長期間競合よりもやり抜く覚悟が必要

様々な事業を検討したプログリット創業者の岡田氏が最終的に事業領域として選んだのは、「英語教育」であった。

岡田氏は過去に英語に対して苦手意識を持っていたが、英語学習に励んだ結果英語力が上達して人生が変わったという経験を持っていたため、このテーマであれば自分は競合企業よりも長期間、熱意を持ってやり抜けるという自信を持つことができたという。

最終的には「長期間情熱的にやり抜ける」ことが持続的な優位性の源泉となる。特に英語教育やアパレルのようなコンテンツがぶつかり合うビジネス(以下アパレル、ゲームなどスペックで比較されるよりも特定のブランド・商品が持つコンテンツが重要な競争力となるビジネスをコンテンツ系ビジネスと呼ぶ)では細部まで情熱とこだわりを持ち続けられるか否かが業績を大きく左右する。

yutoriの片石氏は過去撤退になってしまったブランドを振り返ると、その要因について「ブランドプロデューサーが細部までこだわってクオリティを追求できなかったから」だと振り返る。

特にコンテンツ系のビジネスにおいて細部のこだわりに欠けるサービス・商品は、より強いこだわりを持った競合に負けるのが必然だ。

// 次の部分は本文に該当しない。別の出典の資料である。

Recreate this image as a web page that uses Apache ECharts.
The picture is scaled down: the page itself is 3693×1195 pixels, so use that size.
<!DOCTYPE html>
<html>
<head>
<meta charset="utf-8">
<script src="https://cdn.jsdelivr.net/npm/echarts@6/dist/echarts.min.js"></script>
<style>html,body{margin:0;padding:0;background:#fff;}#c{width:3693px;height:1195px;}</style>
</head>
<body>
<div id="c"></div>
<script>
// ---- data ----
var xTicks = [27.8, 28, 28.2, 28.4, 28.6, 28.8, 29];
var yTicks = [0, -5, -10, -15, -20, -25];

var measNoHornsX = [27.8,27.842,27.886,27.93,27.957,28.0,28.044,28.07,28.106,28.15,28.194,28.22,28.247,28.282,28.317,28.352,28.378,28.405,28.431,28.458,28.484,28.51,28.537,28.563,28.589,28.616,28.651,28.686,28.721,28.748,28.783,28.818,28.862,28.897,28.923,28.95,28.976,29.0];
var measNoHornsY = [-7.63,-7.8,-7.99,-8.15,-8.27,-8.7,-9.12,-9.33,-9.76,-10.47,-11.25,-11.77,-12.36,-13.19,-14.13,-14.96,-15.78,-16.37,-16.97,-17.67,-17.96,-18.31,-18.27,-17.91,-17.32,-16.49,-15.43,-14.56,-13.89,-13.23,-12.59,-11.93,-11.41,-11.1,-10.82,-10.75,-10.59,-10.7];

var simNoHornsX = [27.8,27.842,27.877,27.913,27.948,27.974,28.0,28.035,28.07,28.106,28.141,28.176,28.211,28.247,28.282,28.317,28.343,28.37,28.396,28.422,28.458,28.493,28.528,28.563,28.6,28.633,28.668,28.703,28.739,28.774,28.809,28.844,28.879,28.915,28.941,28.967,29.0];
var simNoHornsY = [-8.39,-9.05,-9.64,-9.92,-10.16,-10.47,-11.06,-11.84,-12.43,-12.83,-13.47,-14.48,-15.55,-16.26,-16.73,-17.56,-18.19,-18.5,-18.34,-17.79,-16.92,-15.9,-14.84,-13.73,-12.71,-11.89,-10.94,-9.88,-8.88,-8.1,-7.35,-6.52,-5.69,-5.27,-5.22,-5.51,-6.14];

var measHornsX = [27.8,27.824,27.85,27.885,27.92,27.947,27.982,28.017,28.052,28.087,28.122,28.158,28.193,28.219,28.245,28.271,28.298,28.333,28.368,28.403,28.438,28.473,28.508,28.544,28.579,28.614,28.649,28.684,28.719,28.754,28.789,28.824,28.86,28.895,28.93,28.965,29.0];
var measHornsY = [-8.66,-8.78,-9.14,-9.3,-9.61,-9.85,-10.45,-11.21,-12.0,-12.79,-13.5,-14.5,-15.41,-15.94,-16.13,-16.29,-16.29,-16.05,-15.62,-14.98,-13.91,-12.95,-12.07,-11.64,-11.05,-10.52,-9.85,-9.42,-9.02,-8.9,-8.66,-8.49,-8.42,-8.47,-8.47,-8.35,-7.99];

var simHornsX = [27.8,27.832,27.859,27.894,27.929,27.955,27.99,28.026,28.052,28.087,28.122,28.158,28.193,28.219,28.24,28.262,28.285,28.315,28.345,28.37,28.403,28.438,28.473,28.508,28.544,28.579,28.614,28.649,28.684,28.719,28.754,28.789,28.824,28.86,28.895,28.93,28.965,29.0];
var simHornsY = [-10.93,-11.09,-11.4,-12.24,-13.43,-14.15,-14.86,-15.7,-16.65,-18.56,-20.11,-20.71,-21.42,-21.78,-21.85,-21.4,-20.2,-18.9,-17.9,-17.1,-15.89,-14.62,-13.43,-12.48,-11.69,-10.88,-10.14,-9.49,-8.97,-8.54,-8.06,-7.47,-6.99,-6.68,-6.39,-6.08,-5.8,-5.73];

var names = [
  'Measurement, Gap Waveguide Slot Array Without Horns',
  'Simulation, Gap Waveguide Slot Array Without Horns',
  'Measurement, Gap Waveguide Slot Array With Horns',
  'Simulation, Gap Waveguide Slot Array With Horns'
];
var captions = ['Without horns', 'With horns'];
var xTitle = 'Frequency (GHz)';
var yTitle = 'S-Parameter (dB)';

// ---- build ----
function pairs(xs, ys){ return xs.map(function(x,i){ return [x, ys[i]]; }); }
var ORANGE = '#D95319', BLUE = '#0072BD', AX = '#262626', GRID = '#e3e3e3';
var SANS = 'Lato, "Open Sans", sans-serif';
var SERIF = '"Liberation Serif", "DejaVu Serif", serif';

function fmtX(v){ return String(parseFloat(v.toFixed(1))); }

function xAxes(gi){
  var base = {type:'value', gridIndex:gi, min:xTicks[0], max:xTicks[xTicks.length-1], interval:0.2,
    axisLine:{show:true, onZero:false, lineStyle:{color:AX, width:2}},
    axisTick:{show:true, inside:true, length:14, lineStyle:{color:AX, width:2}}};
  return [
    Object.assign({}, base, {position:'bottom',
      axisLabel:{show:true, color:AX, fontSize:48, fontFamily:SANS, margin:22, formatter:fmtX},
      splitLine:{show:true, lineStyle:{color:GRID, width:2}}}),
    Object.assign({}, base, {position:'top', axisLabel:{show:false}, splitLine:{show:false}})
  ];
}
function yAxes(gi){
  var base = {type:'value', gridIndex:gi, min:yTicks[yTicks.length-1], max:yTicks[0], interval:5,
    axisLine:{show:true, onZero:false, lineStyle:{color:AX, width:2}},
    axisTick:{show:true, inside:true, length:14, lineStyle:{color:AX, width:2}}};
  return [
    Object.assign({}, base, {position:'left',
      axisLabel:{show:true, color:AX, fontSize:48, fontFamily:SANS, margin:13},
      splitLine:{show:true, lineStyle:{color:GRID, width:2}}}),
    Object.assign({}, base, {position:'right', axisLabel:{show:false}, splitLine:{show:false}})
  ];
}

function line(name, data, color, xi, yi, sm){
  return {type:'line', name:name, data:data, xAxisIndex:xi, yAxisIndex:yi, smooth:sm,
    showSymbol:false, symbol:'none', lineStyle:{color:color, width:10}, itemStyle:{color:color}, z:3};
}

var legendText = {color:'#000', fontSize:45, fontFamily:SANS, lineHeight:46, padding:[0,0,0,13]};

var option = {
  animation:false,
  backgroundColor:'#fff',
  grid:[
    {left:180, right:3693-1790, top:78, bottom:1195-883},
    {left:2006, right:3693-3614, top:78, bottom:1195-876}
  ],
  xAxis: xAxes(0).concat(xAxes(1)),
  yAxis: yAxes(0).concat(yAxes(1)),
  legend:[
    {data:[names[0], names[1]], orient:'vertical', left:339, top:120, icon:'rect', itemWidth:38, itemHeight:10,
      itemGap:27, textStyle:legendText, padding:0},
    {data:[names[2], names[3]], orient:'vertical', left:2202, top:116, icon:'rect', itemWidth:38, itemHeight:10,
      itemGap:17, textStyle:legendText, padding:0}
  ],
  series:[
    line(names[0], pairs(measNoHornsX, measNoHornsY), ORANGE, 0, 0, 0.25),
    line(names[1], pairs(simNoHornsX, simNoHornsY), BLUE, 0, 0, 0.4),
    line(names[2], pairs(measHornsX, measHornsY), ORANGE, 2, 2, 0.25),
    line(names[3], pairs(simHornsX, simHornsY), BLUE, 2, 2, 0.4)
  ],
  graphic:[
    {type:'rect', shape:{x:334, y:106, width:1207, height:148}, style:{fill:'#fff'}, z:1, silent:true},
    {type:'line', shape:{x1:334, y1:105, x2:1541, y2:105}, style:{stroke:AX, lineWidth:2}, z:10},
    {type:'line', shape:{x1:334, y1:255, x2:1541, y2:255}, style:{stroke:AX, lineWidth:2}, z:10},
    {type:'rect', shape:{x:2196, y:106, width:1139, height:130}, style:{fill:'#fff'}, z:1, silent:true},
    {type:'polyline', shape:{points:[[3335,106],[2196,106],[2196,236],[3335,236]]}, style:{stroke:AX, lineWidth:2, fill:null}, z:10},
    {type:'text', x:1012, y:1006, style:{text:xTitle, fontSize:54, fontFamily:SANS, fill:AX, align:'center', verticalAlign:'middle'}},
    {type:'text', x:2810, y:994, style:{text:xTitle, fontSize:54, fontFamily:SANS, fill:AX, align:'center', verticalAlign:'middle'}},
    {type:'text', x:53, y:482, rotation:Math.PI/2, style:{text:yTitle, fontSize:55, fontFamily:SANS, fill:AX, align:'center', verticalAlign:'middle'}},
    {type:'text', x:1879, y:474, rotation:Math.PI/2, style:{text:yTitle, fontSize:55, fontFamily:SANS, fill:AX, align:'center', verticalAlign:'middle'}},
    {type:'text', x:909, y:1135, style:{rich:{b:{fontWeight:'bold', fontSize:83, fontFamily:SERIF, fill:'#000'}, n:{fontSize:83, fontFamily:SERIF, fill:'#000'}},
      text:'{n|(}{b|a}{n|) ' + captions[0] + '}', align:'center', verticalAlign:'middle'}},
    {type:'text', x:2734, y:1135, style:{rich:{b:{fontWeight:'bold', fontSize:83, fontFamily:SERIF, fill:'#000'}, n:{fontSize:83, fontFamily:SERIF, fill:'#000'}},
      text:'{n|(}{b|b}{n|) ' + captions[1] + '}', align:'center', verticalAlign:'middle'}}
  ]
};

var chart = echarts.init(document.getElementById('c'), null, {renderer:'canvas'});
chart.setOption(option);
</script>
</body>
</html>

これはスクール、アパレル・アクセサリー、音楽、イベントのように、体験の良し悪しが事業の成否そのものになるビジネスにおいては決定的である。

料理学校に通う人々
写真=iStock.com/Satoshi-K
※写真はイメージです

情熱を持てない領域へ参入した事例

逆の例を挙げると、TWOSTONE&Sonsの高原氏が参入した高齢者旅行事業がある。これは同社の展開する受託事業と同じく、自社サービスを立ち上げるための資金集めを目的に考えた事業である。

高原氏は「高齢者が増えるなら彼らに向けたビジネスをやるべきだ」というシンプルな考えのもと、高齢者に特化したバスツアー事業に参入することにした。事業立ち上げ時は主にチラシなどを使って集客し、一定の成果を得られた。

しかし最終的には、このビジネスを自分たちはやり続けられないと判断したのだ。

高齢者に特化した旅行事業は長期に渡り努力をするからこそ、安定した顧客基盤が確立でき、利益を上げ続けられるものだった。裏を返せば短期的に取り組んでもあまり儲からない。

このような事業に必要なのは「情熱」である。長期間、情熱を注ぎ続けることが成功の条件となるが、それほどの情熱を自分たちは持ち続けられるだろうか? 高原氏はこの問いについて真剣に考え、最終的に撤退という判断を下した。

安定した需要がある事業は、継続すれば能力と顧客基盤の両面が強化されていくが、長期間情熱を注ぎ続けられるかどうかが必須条件なのだ。